Lawyers use the concepts of ethical responsibility every day regardless of practice area, he said.

“Every lawyer, every day, is going to deal with some sort of behavioral or professional issue,” he said. “And because it’s such an important part of every practice every single day, it also allows us to be the best at what we do. It’s not just a boundary of, ‘How do we stay out of trouble?’”

Although Teicher teaches all areas of practice, he said he feels his programs resonate particularly well with solo and small firm lawyers.

“Ethics and professional rules of conduct affect small firm lawyers more than large firm lawyers because they’re on their own,” he said. “Big-size law firms have a support system and resources to use when there are issues, whereas the solo and small firm lawyers — and I was solo and small firm for a long time — you’re on your own.”

Between one-on-one communication with clients, office staff supervision, increased direct responsibilities, and fewer resources to turn to when ethical questions arise, solo lawyers face a different set of issues than professionals at large law firms Teicher said.

“I was the lawyer who was up to my nose in work early in my career, and you feel as though sometimes you’re living on the edge of an ethics breach your entire career,” he said. “And I think because I could identify with what they’re going through, it drives me to try to help them get through that.”

Teicher even started a “Lawyer Survival Center,” a Facebook page that he created to give lawyers direction on how to help protect them from malpractice their practice. He also records a podcast called, “Ethics is Cool” to provide additional resources for lawyers who are struggling to find assistance.

One of his most recent programs, “What The Song of the Century Teaches About Inclusion in the Law,” strives to help lawyers foster inclusion and belonging in their practice. Although programs focusing on diversity have become commonplace when teaching ethics programs, Teicher believes that inclusion and elimination of bias are a step beyond diversity.

“Diversity is about having a diverse group of individuals who are going to be a part of the practice,” he said. “But inclusion and belonging are about retaining those individuals, giving them access to opportunities and resources, and bringing them up the ladder into leadership positions.”

“What The Song of the Century Teaches About Inclusion in the Law” discusses the relevance the 1939 song, “Strange Fruit,” has to lawyers in the 21st century fight for inclusion and belonging.
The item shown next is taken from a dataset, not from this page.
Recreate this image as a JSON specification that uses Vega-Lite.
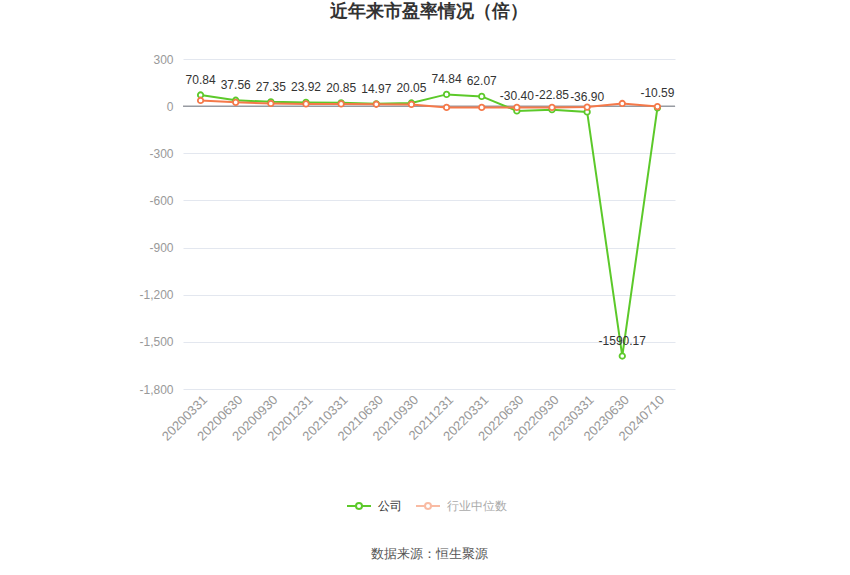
{
  "$schema": "https://vega.github.io/schema/vega-lite/v6.json",
  "autosize": "none",
  "width": 492,
  "height": 330,
  "padding": {"left": 183, "top": 59, "right": 175, "bottom": 186},
  "background": "white",
  "view": {"stroke": null},
  "title": {
    "text": "近年来市盈率情况（倍）",
    "anchor": "middle",
    "fontSize": 18,
    "fontWeight": "bold",
    "color": "#333333",
    "offset": 32
  },
  "data": {
    "values": [
      {"date": "20200331", "series": "公司", "value": 70.84},
      {"date": "20200630", "series": "公司", "value": 37.56},
      {"date": "20200930", "series": "公司", "value": 27.35},
      {"date": "20201231", "series": "公司", "value": 23.92},
      {"date": "20210331", "series": "公司", "value": 20.85},
      {"date": "20210630", "series": "公司", "value": 14.97},
      {"date": "20210930", "series": "公司", "value": 20.05},
      {"date": "20211231", "series": "公司", "value": 74.84},
      {"date": "20220331", "series": "公司", "value": 62.07},
      {"date": "20220630", "series": "公司", "value": -30.40},
      {"date": "20220930", "series": "公司", "value": -22.85},
      {"date": "20230331", "series": "公司", "value": -36.90},
      {"date": "20230630", "series": "公司", "value": -1590.17},
      {"date": "20240710", "series": "公司", "value": -10.59},
      {"date": "20200331", "series": "行业中位数", "value": 36},
      {"date": "20200630", "series": "行业中位数", "value": 24},
      {"date": "20200930", "series": "行业中位数", "value": 17},
      {"date": "20201231", "series": "行业中位数", "value": 14},
      {"date": "20210331", "series": "行业中位数", "value": 14},
      {"date": "20210630", "series": "行业中位数", "value": 12},
      {"date": "20210930", "series": "行业中位数", "value": 11},
      {"date": "20211231", "series": "行业中位数", "value": -8},
      {"date": "20220331", "series": "行业中位数", "value": -8},
      {"date": "20220630", "series": "行业中位数", "value": -8},
      {"date": "20220930", "series": "行业中位数", "value": -8},
      {"date": "20230331", "series": "行业中位数", "value": -6},
      {"date": "20230630", "series": "行业中位数", "value": 17},
      {"date": "20240710", "series": "行业中位数", "value": -3}
    ]
  },
  "encoding": {
    "x": {
      "field": "date",
      "type": "ordinal",
      "sort": null,
      "scale": {"type": "point", "padding": 0.5},
      "axis": {
        "title": "数据来源：恒生聚源",
        "titleFontSize": 13,
        "titleFontWeight": "normal",
        "titleColor": "#555555",
        "titlePadding": 104,
        "labelAngle": -45,
        "labelColor": "#999999",
        "labelFontSize": 13,
        "labelPadding": 4,
        "domain": false,
        "ticks": false,
        "grid": false
      }
    },
    "y": {
      "field": "value",
      "type": "quantitative",
      "scale": {"domain": [-1800, 300], "nice": false, "zero": false},
      "axis": {
        "title": null,
        "values": [-1800, -1500, -1200, -900, -600, -300, 0, 300],
        "labelExpr": "replace(format(datum.value, ',.0f'), '\u2212', '-')",
        "labelColor": "#999999",
        "labelFontSize": 12,
        "labelPadding": 10,
        "domain": false,
        "ticks": false,
        "gridColor": "#e3e7ef"
      }
    }
  },
  "layer": [
    {
      "data": {"values": [{"v": 0}]},
      "mark": {"type": "rule", "color": "#6e7079", "strokeWidth": 1},
      "encoding": {"y": {"field": "v", "type": "quantitative"}, "x": null}
    },
    {
      "mark": {"type": "line", "strokeWidth": 2},
      "encoding": {
        "color": {
          "field": "series",
          "type": "nominal",
          "sort": ["公司", "行业中位数"],
          "scale": {"domain": ["公司", "行业中位数"], "range": ["#5cc92a", "#f5794a"]},
          "legend": {
            "title": null,
            "orient": "none",
            "legendX": 163,
            "legendY": 434,
            "direction": "horizontal",
            "symbolType": "M-1,0L-0.25,0M0.25,0L1,0M0.25,0A0.25,0.25,0,1,1,-0.25,0A0.25,0.25,0,1,1,0.25,0",
            "symbolSize": 576,
            "symbolStrokeWidth": 2,
            "symbolFillColor": "white",
            "labelFontSize": 12,
            "labelColor": "#333333",
            "columnPadding": 10,
            "labelOffset": 6,
            "encode": {
              "symbols": {"update": {"opacity": {"signal": "datum.label === '公司' ? 1 : 0.5"}, "fill": {"value": "white"}}},
              "labels": {"update": {"fill": {"signal": "datum.label === '公司' ? '#333333' : '#aaaaaa'"}}}
            }
          }
        }
      }
    },
    {
      "mark": {"type": "point", "filled": true, "fill": "white", "size": 30, "strokeWidth": 1.8, "opacity": 1},
      "encoding": {
        "stroke": {
          "field": "series",
          "type": "nominal",
          "scale": {"domain": ["公司", "行业中位数"], "range": ["#5cc92a", "#f5794a"]},
          "legend": null
        }
      }
    },
    {
      "transform": [
        {"filter": "datum.series === '公司'"},
        {"calculate": "replace(format(datum.value, '.2f'), '\u2212', '-')", "as": "label"}
      ],
      "mark": {"type": "text", "dy": -15, "fontSize": 12, "color": "#333333"},
      "encoding": {
        "text": {"field": "label", "type": "nominal"}
      }
    }
  ]
}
The song, originally a poem written by Abel Meeropol in 1937, was recorded by Billie Holiday to protest the lynching of Black Americans around the turn of the century. Although protest music existed before “Strange Fruit,” the song was revolutionary due to its open rebellion against racism and violence.

The song was so moving that it eventually became known as the “Song of The Century.”
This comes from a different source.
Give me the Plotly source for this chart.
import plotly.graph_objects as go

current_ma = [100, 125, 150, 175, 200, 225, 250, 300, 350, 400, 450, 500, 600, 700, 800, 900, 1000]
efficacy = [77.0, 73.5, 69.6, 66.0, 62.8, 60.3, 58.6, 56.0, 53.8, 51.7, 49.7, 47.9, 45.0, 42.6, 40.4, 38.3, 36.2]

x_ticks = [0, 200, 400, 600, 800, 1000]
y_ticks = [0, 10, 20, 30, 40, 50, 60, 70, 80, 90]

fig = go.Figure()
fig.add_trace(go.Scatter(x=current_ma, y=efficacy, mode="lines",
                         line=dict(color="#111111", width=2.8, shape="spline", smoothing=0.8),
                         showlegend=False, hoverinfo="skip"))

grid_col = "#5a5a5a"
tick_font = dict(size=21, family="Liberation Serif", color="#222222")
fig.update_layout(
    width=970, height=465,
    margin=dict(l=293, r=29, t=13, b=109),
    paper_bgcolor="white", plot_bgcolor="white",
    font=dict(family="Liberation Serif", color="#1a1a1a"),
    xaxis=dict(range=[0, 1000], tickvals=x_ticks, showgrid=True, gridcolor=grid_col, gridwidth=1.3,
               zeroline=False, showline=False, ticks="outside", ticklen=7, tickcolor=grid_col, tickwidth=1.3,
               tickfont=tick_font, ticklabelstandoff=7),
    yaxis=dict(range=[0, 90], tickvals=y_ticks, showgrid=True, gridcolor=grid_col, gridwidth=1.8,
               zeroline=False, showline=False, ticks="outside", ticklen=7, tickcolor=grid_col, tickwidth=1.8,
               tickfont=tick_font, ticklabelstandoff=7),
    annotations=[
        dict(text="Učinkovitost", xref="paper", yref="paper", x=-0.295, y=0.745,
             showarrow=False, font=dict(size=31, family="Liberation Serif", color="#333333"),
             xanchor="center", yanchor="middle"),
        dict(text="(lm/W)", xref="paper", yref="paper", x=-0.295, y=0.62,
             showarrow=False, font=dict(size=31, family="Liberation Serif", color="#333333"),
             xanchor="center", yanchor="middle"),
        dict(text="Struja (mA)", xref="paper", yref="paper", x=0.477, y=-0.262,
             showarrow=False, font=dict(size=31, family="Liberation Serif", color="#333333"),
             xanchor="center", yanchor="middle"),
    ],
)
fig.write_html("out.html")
“What I find so interesting about it is that there are so many different things that had to happen for that song to become what it is,” Teicher said. “There had to be collaboration, there had to be individual accountability, there had to be daring people who were willing to take risks. “All those concepts that helped the song become what it is are relevant to lawyers in our fight for inclusion and belonging.”

Most recently, Teicher traveled to the Mississippi Delta, where he filmed his ethics program, “What the Mississippi Delta Teaches About Bias in the Legal Profession.” The Mississippi Delta is the northwest portion of Mississippi (along with sections of Louisiana and Arkansas) with distinctive racial and cultural history.

In his research to connect the history of the Delta with lawyer ethics, he found that people leave Mississippi for the same reasons that minority lawyers leave law firms – they don’t have access to opportunity and resources that are vital when building relationships. “And when you don’t have access to opportunity and resources, people leave,” he said.

Teicher wants more inclusion programs to focus enough on love, friendships, and building relationships.

“When you look at the need for active mentors, you look at the need for sponsorship,” he said. “How does that happen? It happens when you as a lawyer care individually enough about someone else to go out of your way to give them access to opportunities and resources. You can’t fake inclusion. You’ve got to have that individual drive to want it to happen.”

Ultimately, Teicher said, it’s about individual lawyers being accountable for change and coming together to create the community they want to see in the world.

“That’s why I like teaching about inclusion and belonging,” he said. “It’s about getting better, being better, and moving forward and creating relationships.”